Decision Making And Plan Management By Autonomous Agents: Theory, Implementation And Applications
Dr. Subrata Das
Charles River Analytics
Cambridge, MA
Friday, April 23, 1999
11 a.m.
Fuller Labs 311
In collaboration with John Fox, Imperial Cancer Research Fund, London, UK
A generic architecture for autonomous agents is presented. In common with other current proposals the agent is capable of reacting to and reasoning about events which occur in its environment, and of executing actions and plans in order to achieve goals in the environment. In addition, the agent can make decisions under uncertainty, including decisions about competing beliefs and alternative actions. The framework is grounded in a non-classical decision model; this supports many more capabilities than classical decision theory, but under restricted conditions it is compatible with classical decision theory. The model is embodied in a well-defined knowledge representation language, R2L, which explicitly supports the central concepts of decisions and plans, and associated constructs of goals, arguments and commitments. The language provides a sound basis for building knowledge based agents for practical applications including safety-critical ones. This is illustrated with examples of medical applications.
About the speaker:
Currently a Senior Scientist at Charles River Analytics Inc., Dr. Das' major research interests are in the areas of intelligent agents and multi-agent systems, symbolic decision-making, Bayesian belief networks, planning, and database systems, including relational, logic and object-oriented databases.
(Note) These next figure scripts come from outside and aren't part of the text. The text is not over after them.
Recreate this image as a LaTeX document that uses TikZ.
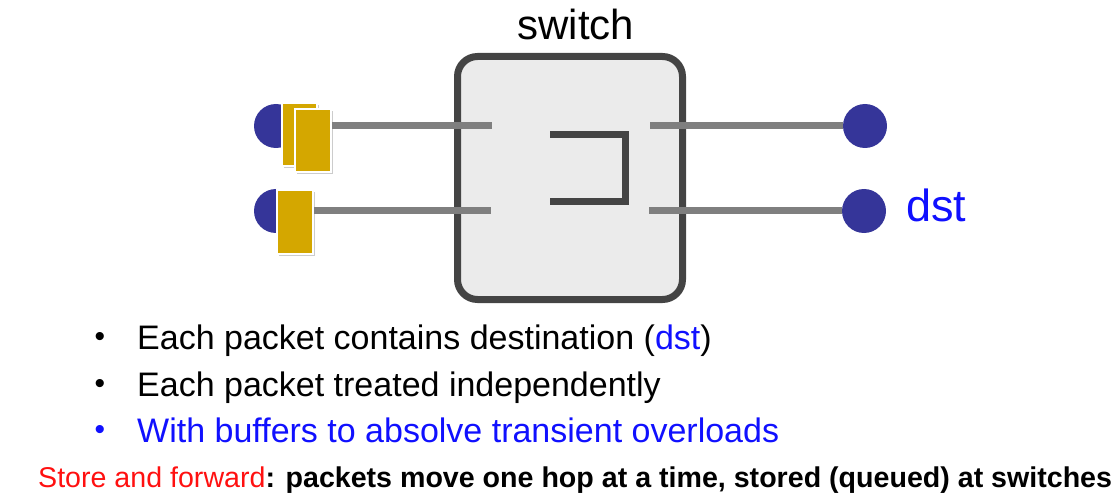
\documentclass[tikz,border=0pt]{standalone}
\usepackage{fontspec}
\setmainfont{Liberation Sans}
\usetikzlibrary{shadows}
\definecolor{boxfill}{HTML}{EBEBEB}
\definecolor{boxline}{HTML}{444444}
\definecolor{wire}{HTML}{7F7F7F}
\definecolor{hostblue}{HTML}{353599}
\definecolor{pktgold}{HTML}{D4A700}
\definecolor{txtblue}{HTML}{1010FF}
\definecolor{txtred}{HTML}{FF1010}
\tikzset{
  host/.style={circle, fill=hostblue, minimum size=44pt, inner sep=0pt},
  wireline/.style={draw=wire, line width=7pt},
  pkt/.style={rectangle, fill=pktgold, draw=white, line width=1.6pt, inner sep=0pt,
    drop shadow={shadow xshift=2pt, shadow yshift=-2pt, opacity=0.4}},
  bullettxt/.style={anchor=base west, inner sep=0pt, font=\fontsize{34}{40}\selectfont},
  bulletdot/.style={inner sep=0pt, font=\fontsize{30}{36}\selectfont},
}
\begin{document}
\begin{tikzpicture}[x=1pt, y=-1pt]
\useasboundingbox (0,0) rectangle (1120,500);
% switch box
\draw[fill=boxfill, draw=boxline, line width=7pt, rounded corners=20pt]
  (457.5,56.5) rectangle (682.5,299.5);
\node[anchor=base, inner sep=0pt, font=\fontsize{42}{48}\selectfont] (swlabel) at (576,40) {switch};
% internal bracket
\draw[draw=boxline, line width=7pt, miter limit=10] (550,135) -- (625,135) -- (625,202) -- (550,202);
% coordinates of inner wire ends
\coordinate (inA) at (492,126);
\coordinate (inB) at (491,211);
\coordinate (outA) at (650,126);
\coordinate (outB) at (649,211);
% hosts
\node[host] (s1) at (276,126) {};
\node[host] (s2) at (276,211) {};
\node[host] (d1) at (865,126) {};
\node[host] (d2) at (864,211) {};
% wires
\draw[wireline] (s1) -- (inA);
\draw[wireline] (s2) -- (inB);
\draw[wireline] (outA) -- (d1);
\draw[wireline] (outB) -- (d2);
% packets
\node[pkt, minimum width=35pt, minimum height=63pt] (p1) at (299.5,134.5) {};
\node[pkt, minimum width=36pt, minimum height=63pt] (p2) at (313,140.5) {};
\node[pkt, minimum width=36pt, minimum height=64pt] (p3) at (295,222) {};
% dst label
\node[anchor=base west, inner sep=0pt, text=txtblue, font=\fontsize{45}{52}\selectfont] (dstlabel) at (906,222) {dst};
% bullets
\node[bulletdot] (b1) at (100,339) {•};
\node[bulletdot] (b2) at (100,386) {•};
\node[bulletdot, text=txtblue] (b3) at (100,432) {•};
\node[bullettxt] (t1) at (137,349) {Each packet contains destination (\textcolor{txtblue}{dst})};
\node[bullettxt] (t2) at (137,396) {Each packet treated independently};
\node[bullettxt, text=txtblue] (t3) at (137,442) {With buffers to absolve transient overloads};
% bottom line
\node[anchor=base west, inner sep=0pt, font=\fontsize{28.6}{34}\selectfont] (bottom) at (38,487)
  {\textcolor{txtred}{Store and forward}\textbf{: packets move one hop at a time, stored (queued) at switches}};
\end{tikzpicture}
\end{document}
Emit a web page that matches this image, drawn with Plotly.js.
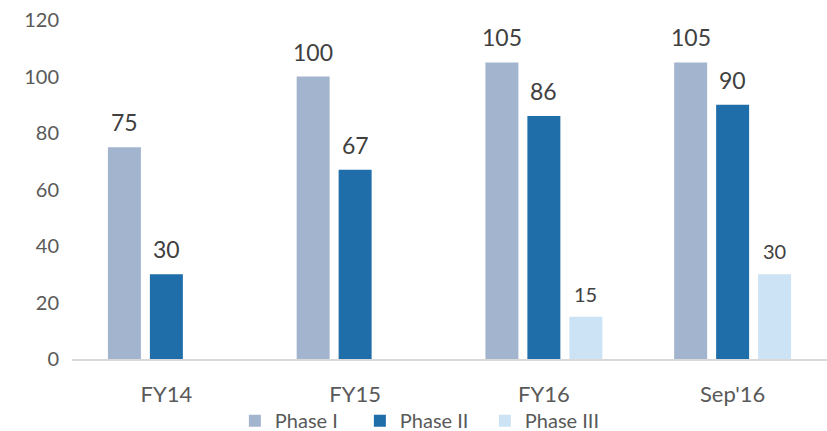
<!DOCTYPE html>
<html>
<head>
<meta charset="utf-8">
<script src="https://cdn.plot.ly/plotly-3.0.1.min.js"></script>
<style>
  html, body { margin: 0; padding: 0; background: #fff; }
  #chart { width: 827px; height: 431px; }
</style>
</head>
<body>
<div id="chart"></div>
<script>
// Project counts by phase and period
const categories = ["FY14", "FY15", "FY16", "Sep'16"];
const phase1 = [75, 100, 105, 105];
const phase2 = [30, 67, 86, 90];
const phase3 = [null, null, 15, 30];
const seriesNames = ["Phase I", "Phase II", "Phase III"];
const yTicks = [0, 20, 40, 60, 80, 100, 120];

const colors = ["#a3b4ce", "#1f6eaa", "#cce3f5"];
const FONT = "Lato, 'Open Sans', sans-serif";

const seriesValues = [phase1, phase2, phase3];
const traces = seriesValues.map((vals, i) => ({
  type: "bar",
  name: seriesNames[i],
  x: categories,
  y: vals,
  marker: { color: colors[i], line: { width: 0 } },
  hoverinfo: "skip"
}));

// Value labels above each bar, offset horizontally to the bar's slot in the group
const slotShift = [-42, 0, 42];
const labelSize = [23, 23, 20];
const annotations = [];
seriesValues.forEach((vals, i) => {
  vals.forEach((v, j) => {
    if (v === null) return;
    annotations.push({
      x: categories[j], y: v, xref: "x", yref: "y",
      text: String(v), showarrow: false,
      xanchor: "center", yanchor: "bottom",
      xshift: slotShift[i], yshift: 9,
      font: { family: FONT, size: labelSize[i], color: "#404040" }
    });
  });
});

const layout = {
  width: 827, height: 431,
  margin: { l: 72, r: 0, t: 20, b: 72, autoexpand: false },
  paper_bgcolor: "#fff", plot_bgcolor: "#fff",
  barmode: "group",
  bargap: 0.333,
  bargroupgap: 0.214,
  showlegend: true,
  legend: {
    orientation: "h",
    xref: "container", yref: "container",
    x: 0.284, xanchor: "left",
    y: 0.024, yanchor: "middle",
    entrywidth: 80,
    bgcolor: "rgba(0,0,0,0)",
    font: { family: FONT, size: 20, color: "#595959" },
    itemclick: false, itemdoubleclick: false
  },
  xaxis: {
    type: "category",
    showline: true, linecolor: "#d9d9d9", linewidth: 2,
    ticks: "", showgrid: false, zeroline: false,
    ticklabelstandoff: 15,
    tickfont: { family: FONT, size: 22, color: "#595959" }
  },
  yaxis: {
    range: [0, 120],
    tickvals: yTicks,
    ticktext: yTicks.map(String),
    showgrid: false, zeroline: false, showline: false, ticks: "",
    ticklabelstandoff: 12,
    tickfont: { family: FONT, size: 20, color: "#595959" }
  },
  annotations: annotations,
  font: { family: FONT }
};

Plotly.newPlot("chart", traces, layout, { staticPlot: true, displayModeBar: false });
</script>
</body>
</html>
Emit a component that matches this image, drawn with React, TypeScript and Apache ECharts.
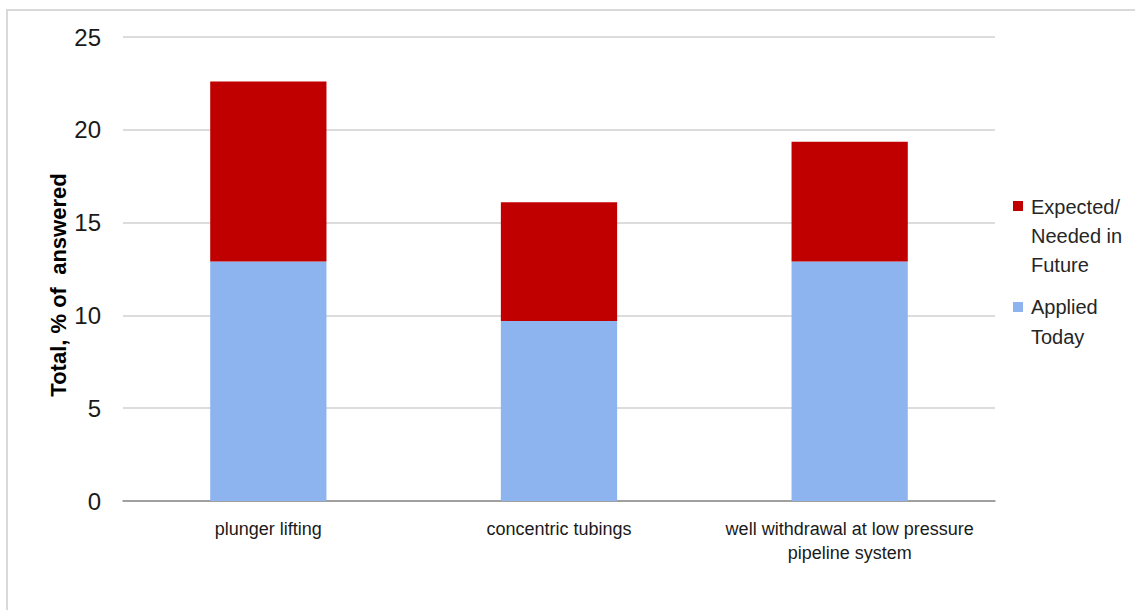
import React, { useEffect, useRef } from "react";
import * as echarts from "echarts";

const categories = [
  "plunger lifting",
  "concentric tubings",
  "well withdrawal at low pressure\npipeline system",
];
const appliedToday = [12.9, 9.7, 12.9];
const expectedFuture = [9.7, 6.4, 6.45];
const yTicks = [0, 5, 10, 15, 20, 25];
const seriesNames = ["Expected/\nNeeded in\nFuture", "Applied\nToday"];
const yAxisTitle = "Total, % of  answered";

const NARROW = "'Liberation Sans Narrow', 'Arial Narrow', 'Liberation Sans', Arial, sans-serif";
const SANS = "'Liberation Sans', Arial, sans-serif";

export default function App() {
  const ref = useRef<HTMLDivElement>(null);
  useEffect(() => {
    if (!ref.current) return;
    const chart = echarts.init(ref.current, null, { renderer: "svg" });
    chart.setOption({
      animation: false,
      backgroundColor: "#ffffff",
      grid: { left: 123, right: 140, top: 37, bottom: 109 },
      xAxis: {
        type: "category",
        data: categories,
        axisLine: { lineStyle: { color: "#8c8c8c", width: 1.5 } },
        axisTick: { length: 6, lineStyle: { color: "#8c8c8c", width: 1.5 } },
        axisLabel: {
          interval: 0,
          fontFamily: NARROW,
          fontSize: 18,
          color: "#1a1a1a",
          lineHeight: 24,
          margin: 16,
        },
      },
      yAxis: {
        type: "value",
        min: yTicks[0],
        max: yTicks[yTicks.length - 1],
        interval: 5,
        axisLine: { show: false },
        axisTick: { show: false },
        splitLine: { lineStyle: { color: "#d0d0d0", width: 1.5 } },
        axisLabel: {
          fontFamily: NARROW,
          fontSize: 24,
          color: "#1a1a1a",
          margin: 22,
        },
      },
      series: [
        {
          name: seriesNames[1],
          type: "bar",
          stack: "total",
          data: appliedToday,
          barWidth: "40%",
          itemStyle: { color: "#8eb4f0" },
        },
        {
          name: seriesNames[0],
          type: "bar",
          stack: "total",
          data: expectedFuture,
          barWidth: "40%",
          itemStyle: { color: "#c00000" },
        },
      ],
      graphic: [
        {
          type: "rect",
          shape: { x: 7, y: 10, width: 1200, height: 700 },
          style: { fill: "none", stroke: "#d9d9d9", lineWidth: 2 },
          silent: true,
          z: -1,
        },
        {
          type: "text",
          x: 58,
          y: 285,
          rotation: Math.PI / 2,
          style: {
            text: yAxisTitle,
            font: "bold 22px " + SANS,
            fill: "#000000",
            align: "center",
            verticalAlign: "middle",
          },
        },
        {
          type: "rect",
          shape: { x: 1013, y: 201, width: 10, height: 10 },
          style: { fill: "#c00000" },
        },
        {
          type: "text",
          x: 1031,
          y: 192,
          style: {
            text: seriesNames[0],
            font: "20px " + SANS,
            lineHeight: 29,
            fill: "#262626",
            align: "left",
            verticalAlign: "top",
          },
        },
        {
          type: "rect",
          shape: { x: 1013, y: 302, width: 10, height: 10 },
          style: { fill: "#8eb4f0" },
        },
        {
          type: "text",
          x: 1031,
          y: 292,
          style: {
            text: seriesNames[1],
            font: "20px " + SANS,
            lineHeight: 30,
            fill: "#262626",
            align: "left",
            verticalAlign: "top",
          },
        },
      ],
    });
    return () => chart.dispose();
  }, []);
  return (
    <div
      ref={ref}
      style={{ position: "fixed", left: 0, top: 0, width: 1135, height: 610 }}
    />
  );
}
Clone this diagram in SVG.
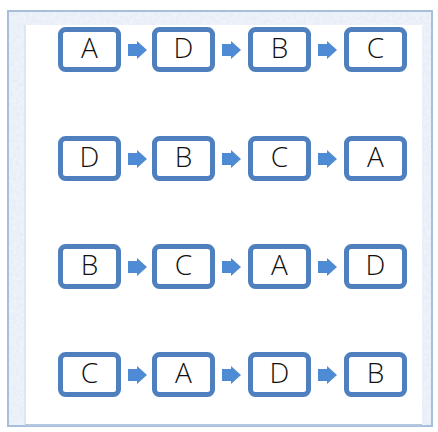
<svg xmlns="http://www.w3.org/2000/svg" width="438" height="432" viewBox="0 0 438 432">
  <defs>
    <style>
      .box { fill: #ffffff; stroke: #4f7fbd; stroke-width: 5; }
      .lbl { font-family: "Open Sans", "Liberation Sans", sans-serif; font-size: 28px; font-weight: 300; fill: #111111; text-anchor: middle; }
      .arr { fill: #4f8ad4; }
    </style>
    <filter id="frost" x="0" y="0" width="100%" height="100%">
      <feTurbulence type="fractalNoise" baseFrequency="0.3" numOctaves="2" seed="3" result="n"/>
      <feColorMatrix in="n" type="matrix" values="0 0 0 0 0.78  0 0 0 0 0.84  0 0 0 0 0.93  0 0 0 2 -0.7" result="c"/>
      <feComposite in="c" in2="SourceGraphic" operator="in"/>
    </filter>
    <path id="ar" d="M0,-6 H9 V-9 L19,0 L9,9 V6 H0 Z"/>
  </defs>

  <rect width="438" height="432" fill="#ffffff"/>
  <g id="frame">
    <rect x="7" y="10" width="426" height="417" fill="#eef3f9"/>
    <rect x="7" y="10" width="426" height="417" fill="#ffffff" filter="url(#frost)"/>
    <rect x="8" y="11" width="424" height="415" fill="none" stroke="#a7bedc" stroke-width="2"/>
    <rect x="25" y="25" width="397" height="399" fill="#ffffff"/>
    <line x1="25" y1="25" x2="25" y2="424" stroke="#d6e1ef" stroke-width="1.5"/>
    <line x1="25" y1="425" x2="422" y2="425" stroke="#b3c7e1" stroke-width="2"/>
  </g>

  <g id="connectors">
    <use href="#ar" class="arr" x="128" y="50"/>
    <use href="#ar" class="arr" x="222" y="50"/>
    <use href="#ar" class="arr" x="318" y="50"/>
    <use href="#ar" class="arr" x="128" y="159"/>
    <use href="#ar" class="arr" x="222" y="159"/>
    <use href="#ar" class="arr" x="318" y="159"/>
    <use href="#ar" class="arr" x="128" y="267"/>
    <use href="#ar" class="arr" x="222" y="267"/>
    <use href="#ar" class="arr" x="318" y="267"/>
    <use href="#ar" class="arr" x="128" y="375"/>
    <use href="#ar" class="arr" x="222" y="375"/>
    <use href="#ar" class="arr" x="318" y="375"/>
  </g>

  <g id="r1c1"><rect class="box" x="60.5" y="29.5" width="58" height="40" rx="5"/><text class="lbl" x="89.5" y="58">A</text></g>
  <g id="r1c2"><rect class="box" x="154.5" y="29.5" width="58" height="40" rx="5"/><text class="lbl" x="183.5" y="58">D</text></g>
  <g id="r1c3"><rect class="box" x="250.5" y="29.5" width="58" height="40" rx="5"/><text class="lbl" x="279.5" y="58">B</text></g>
  <g id="r1c4"><rect class="box" x="346.5" y="29.5" width="58" height="40" rx="5"/><text class="lbl" x="375.5" y="58">C</text></g>

  <g id="r2c1"><rect class="box" x="60.5" y="138.5" width="58" height="40" rx="5"/><text class="lbl" x="89.5" y="167">D</text></g>
  <g id="r2c2"><rect class="box" x="154.5" y="138.5" width="58" height="40" rx="5"/><text class="lbl" x="183.5" y="167">B</text></g>
  <g id="r2c3"><rect class="box" x="250.5" y="138.5" width="58" height="40" rx="5"/><text class="lbl" x="279.5" y="167">C</text></g>
  <g id="r2c4"><rect class="box" x="346.5" y="138.5" width="58" height="40" rx="5"/><text class="lbl" x="375.5" y="167">A</text></g>

  <g id="r3c1"><rect class="box" x="60.5" y="246.5" width="58" height="40" rx="5"/><text class="lbl" x="89.5" y="275">B</text></g>
  <g id="r3c2"><rect class="box" x="154.5" y="246.5" width="58" height="40" rx="5"/><text class="lbl" x="183.5" y="275">C</text></g>
  <g id="r3c3"><rect class="box" x="250.5" y="246.5" width="58" height="40" rx="5"/><text class="lbl" x="279.5" y="275">A</text></g>
  <g id="r3c4"><rect class="box" x="346.5" y="246.5" width="58" height="40" rx="5"/><text class="lbl" x="375.5" y="275">D</text></g>

  <g id="r4c1"><rect class="box" x="60.5" y="354.5" width="58" height="40" rx="5"/><text class="lbl" x="89.5" y="383">C</text></g>
  <g id="r4c2"><rect class="box" x="154.5" y="354.5" width="58" height="40" rx="5"/><text class="lbl" x="183.5" y="383">A</text></g>
  <g id="r4c3"><rect class="box" x="250.5" y="354.5" width="58" height="40" rx="5"/><text class="lbl" x="279.5" y="383">D</text></g>
  <g id="r4c4"><rect class="box" x="346.5" y="354.5" width="58" height="40" rx="5"/><text class="lbl" x="375.5" y="383">B</text></g>
</svg>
He is currently leading projects for the Army, USAF and NASA in the areas of agent- based information filtering and retrieval for situation assessment, agent-based information visualization, and interface agent learning. As a research fellow at the Imperial College in London, Dr. Das has led research efforts for the development of multi-agent systems for distributed planning, scheduling and resource optimization. Dr. Das' previous research affiliations include the Queen Mary and Westfield College of the University of London and the Heriot-Watt University in Scotland, where he worked in the areas of logical formalization of knowledge-based decision support, and multi-user relational database systems. He is the author of the book entitled "Deductive Databases and Logic Programming" published by Addison-Wesley, and is the co-author of a forthcoming book on the Systematic Design of Intelligent Systems to be published by AAAI/MIT Press.